New Laws Shifting the Cost Burden
Regardless of which collection method your city uses, the economics of recycling are changing through new state laws called extended producer responsibility, or EPR, requirements. These laws shift the cost of managing packaging waste from local taxpayers to the companies that produce the packaging in the first place.
California, Colorado, Oregon, Minnesota, Maine, and most recently Washington (which signed its law in May 2025) have all passed EPR packaging legislation. The specifics vary: Maine reimburses municipalities directly for recycling costs, while Minnesota requires producers to cover 50% of recycling costs by 2029, scaling up to 90% by 2031. California takes the most aggressive approach, requiring that 100% of covered packaging be recyclable or compostable by 2032.

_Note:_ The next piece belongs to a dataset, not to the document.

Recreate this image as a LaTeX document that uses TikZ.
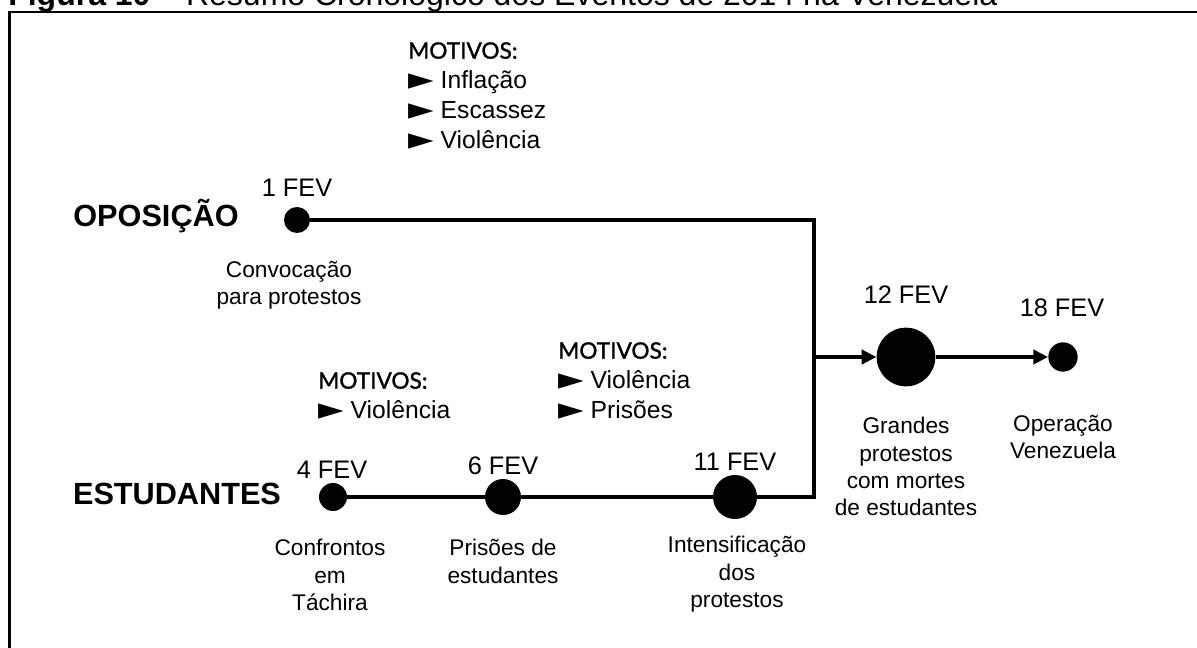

For residents, the practical effect is that recycling programs may become better funded over time, potentially improving sorting infrastructure and reducing the contamination problems that plague commingled systems today. Producers paying into these programs also have a financial incentive to design packaging that’s actually recyclable, rather than technically recyclable in theory but rejected by every MRF in practice.